The mantra so frequently heard these days, “doing more with less,” is all about being more competitive. And constantly striving for project improvement through managing by metrics is a great way to “do more with less.”

How to Utilize Metrics for Project Improvement

The first step in managing by metrics is to establish the baselines to be used for improvement targets. As with development projects, managers or leads are tasked to watch for pain points or project challenges, perform root cause analysis, and identify action plans for addressing identified problems.

In most organizations, it’s also important to determine whether the project’s performance falls within organizational standards, and holds at par with other similar projects in the organization, or with industry standards.

Project performance improvement may be accomplished through techniques such as process streamlining, task automation, and implementation of best practices, among others. Through the performance of these steps we are providing more value to our clients as we perform tasks faster, with less error, and likely with the consumption of fewer, or less expensive, resources.

Some of the metrics commonly used for monitoring project health and tweaking performance include the following:

  • Story Counts Delivered: Simply the number of stories delivered (a story is a particular business need).
  • Velocity: The amount of work a team can tackle during a single sprint, or the rate at which the team is delivering stories. Calculated by totaling the story points for all fully completed user stories. Can be used to predict what the team will be able to deliver in the future.
  • Cost Performance Index (CPI): Measures the efficiency of expenses spent on a project, calculated as the ratio of Earned Value (EV) over the Actual Cost (AC).
  • Schedule Performance Index (SPI): Measures the efficiency of project progress in comparison to the project plan, calculated as the ratio of Earned Value (EV) over the Planned Value (PV).

Both CPI and SPI provide a clear picture of the project’s health and help to identify problem areas early in the project.

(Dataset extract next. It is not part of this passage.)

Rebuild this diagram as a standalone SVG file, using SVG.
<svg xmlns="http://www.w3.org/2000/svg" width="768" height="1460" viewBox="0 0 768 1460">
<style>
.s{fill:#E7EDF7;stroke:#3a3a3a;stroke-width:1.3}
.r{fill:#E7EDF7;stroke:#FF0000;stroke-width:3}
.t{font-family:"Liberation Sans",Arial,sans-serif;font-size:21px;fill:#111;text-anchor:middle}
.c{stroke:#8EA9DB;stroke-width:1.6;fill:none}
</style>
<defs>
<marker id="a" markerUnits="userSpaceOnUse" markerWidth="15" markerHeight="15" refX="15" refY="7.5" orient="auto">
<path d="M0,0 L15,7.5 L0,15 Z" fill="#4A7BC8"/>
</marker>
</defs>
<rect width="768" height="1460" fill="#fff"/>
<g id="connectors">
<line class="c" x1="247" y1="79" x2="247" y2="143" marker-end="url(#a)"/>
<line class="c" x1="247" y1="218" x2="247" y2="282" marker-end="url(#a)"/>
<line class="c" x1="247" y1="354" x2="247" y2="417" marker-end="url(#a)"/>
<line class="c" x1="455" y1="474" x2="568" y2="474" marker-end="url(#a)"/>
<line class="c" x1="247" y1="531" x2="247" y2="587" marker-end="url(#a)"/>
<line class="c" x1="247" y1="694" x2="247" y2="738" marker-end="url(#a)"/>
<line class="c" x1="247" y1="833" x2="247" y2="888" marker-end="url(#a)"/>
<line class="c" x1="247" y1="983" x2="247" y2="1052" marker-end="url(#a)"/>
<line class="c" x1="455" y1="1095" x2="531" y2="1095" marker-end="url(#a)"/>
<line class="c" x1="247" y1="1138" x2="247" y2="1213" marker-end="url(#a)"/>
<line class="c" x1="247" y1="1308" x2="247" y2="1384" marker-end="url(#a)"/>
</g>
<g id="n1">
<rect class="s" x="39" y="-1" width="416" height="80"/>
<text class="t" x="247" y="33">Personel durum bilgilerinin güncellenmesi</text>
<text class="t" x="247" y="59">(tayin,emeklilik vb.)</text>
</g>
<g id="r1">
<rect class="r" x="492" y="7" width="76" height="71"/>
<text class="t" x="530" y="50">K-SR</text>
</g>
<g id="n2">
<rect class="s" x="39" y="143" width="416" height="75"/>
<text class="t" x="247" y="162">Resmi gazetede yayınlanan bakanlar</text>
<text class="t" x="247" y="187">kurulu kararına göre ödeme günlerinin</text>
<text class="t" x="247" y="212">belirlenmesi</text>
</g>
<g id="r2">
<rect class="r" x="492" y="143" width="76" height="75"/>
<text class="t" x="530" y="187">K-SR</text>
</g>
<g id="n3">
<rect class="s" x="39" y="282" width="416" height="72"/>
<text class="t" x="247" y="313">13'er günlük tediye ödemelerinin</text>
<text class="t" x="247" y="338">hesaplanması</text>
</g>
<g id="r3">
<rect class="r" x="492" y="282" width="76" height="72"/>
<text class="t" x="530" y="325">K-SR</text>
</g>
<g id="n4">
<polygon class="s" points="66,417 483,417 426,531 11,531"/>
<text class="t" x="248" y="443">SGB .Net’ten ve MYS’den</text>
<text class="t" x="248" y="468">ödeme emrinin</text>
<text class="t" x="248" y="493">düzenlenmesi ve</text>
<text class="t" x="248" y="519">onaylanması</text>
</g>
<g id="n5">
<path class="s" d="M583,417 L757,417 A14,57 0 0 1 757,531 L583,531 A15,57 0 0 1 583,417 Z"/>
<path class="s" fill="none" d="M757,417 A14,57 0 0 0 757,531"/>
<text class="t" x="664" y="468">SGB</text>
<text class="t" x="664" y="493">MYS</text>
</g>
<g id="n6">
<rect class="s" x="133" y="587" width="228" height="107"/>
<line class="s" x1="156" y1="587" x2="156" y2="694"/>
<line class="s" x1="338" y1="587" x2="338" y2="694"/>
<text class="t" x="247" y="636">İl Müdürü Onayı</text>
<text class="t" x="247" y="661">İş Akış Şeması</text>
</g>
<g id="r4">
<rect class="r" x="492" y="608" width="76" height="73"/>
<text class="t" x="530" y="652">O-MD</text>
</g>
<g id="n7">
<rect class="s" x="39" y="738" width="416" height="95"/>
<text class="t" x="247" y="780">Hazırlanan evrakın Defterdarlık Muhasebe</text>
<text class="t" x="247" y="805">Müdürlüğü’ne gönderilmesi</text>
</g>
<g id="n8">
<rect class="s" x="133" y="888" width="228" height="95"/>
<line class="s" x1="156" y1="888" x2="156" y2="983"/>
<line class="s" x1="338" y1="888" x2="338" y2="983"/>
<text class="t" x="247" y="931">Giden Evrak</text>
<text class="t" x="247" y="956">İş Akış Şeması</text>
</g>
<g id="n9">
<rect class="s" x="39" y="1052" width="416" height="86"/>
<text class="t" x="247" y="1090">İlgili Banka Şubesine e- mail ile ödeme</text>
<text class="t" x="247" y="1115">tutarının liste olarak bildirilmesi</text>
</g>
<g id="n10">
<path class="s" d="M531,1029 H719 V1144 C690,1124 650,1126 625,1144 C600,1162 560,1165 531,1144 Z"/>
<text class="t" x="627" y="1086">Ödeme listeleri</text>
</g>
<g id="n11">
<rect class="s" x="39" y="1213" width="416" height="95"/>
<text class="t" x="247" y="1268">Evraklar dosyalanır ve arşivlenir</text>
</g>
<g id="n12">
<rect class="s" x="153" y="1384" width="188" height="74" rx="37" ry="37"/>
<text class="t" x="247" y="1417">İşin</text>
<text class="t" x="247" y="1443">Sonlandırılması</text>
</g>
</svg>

  • Defect Density / Defect per LOC: The defects detected during a defined period divided by the size of the software. Can be used to:
    1. compare software products so that quality can be quantified and focus can be directed on those with low quality
    2. compare the relative number of defects in the software components so that focus can be directed to the high-risk components

Gathering and Checking Metrics

There are many tools designed for recording and processing data: time-tracking tools, ticketing tools, defect management tools, etc. These tools should be made available to project management and should be used to generate project metrics.

A common understanding should be established that will guide the types of data that will be populated with these tools. Guidelines should also be established for entering the data in such a way that accuracy will be maintained. (For example: Will waiting time be removed when entering hours spent on project tickets?)

A schedule should also be established for checking metrics. At a minimum, project metrics should be checked on a weekly basis. Ideally, especially for quick sprints, small development projects, and critical projects, metrics should be generated and checked daily.

Managing by Metrics Can Eliminate SO MANY Problems!

Managing by metrics certainly requires an investment in time and effort. But the payoff can be huge. Simply having the ability to assure that the project remains on target—or if not, knowing the same, and having clues for correcting the problem—is priceless.

Metrics monitoring can prevent incorrect perceptions of a project from ever taking root. Metrics provide project management with the power to support communications to stakeholders with firm facts and figures instead of best-guess estimations. And metrics can also be used to compare project progress with industry or organizational standards.

Without monitoring your personal metrics, your doctor would be unable to assure that you stay healthy. Similarly, monitoring your project’s metrics are just as important in assuring that your project stays healthy and on-track for achieving project goals.

Because the only thing worse than a sick project? That would be a project that you don’t know is sick!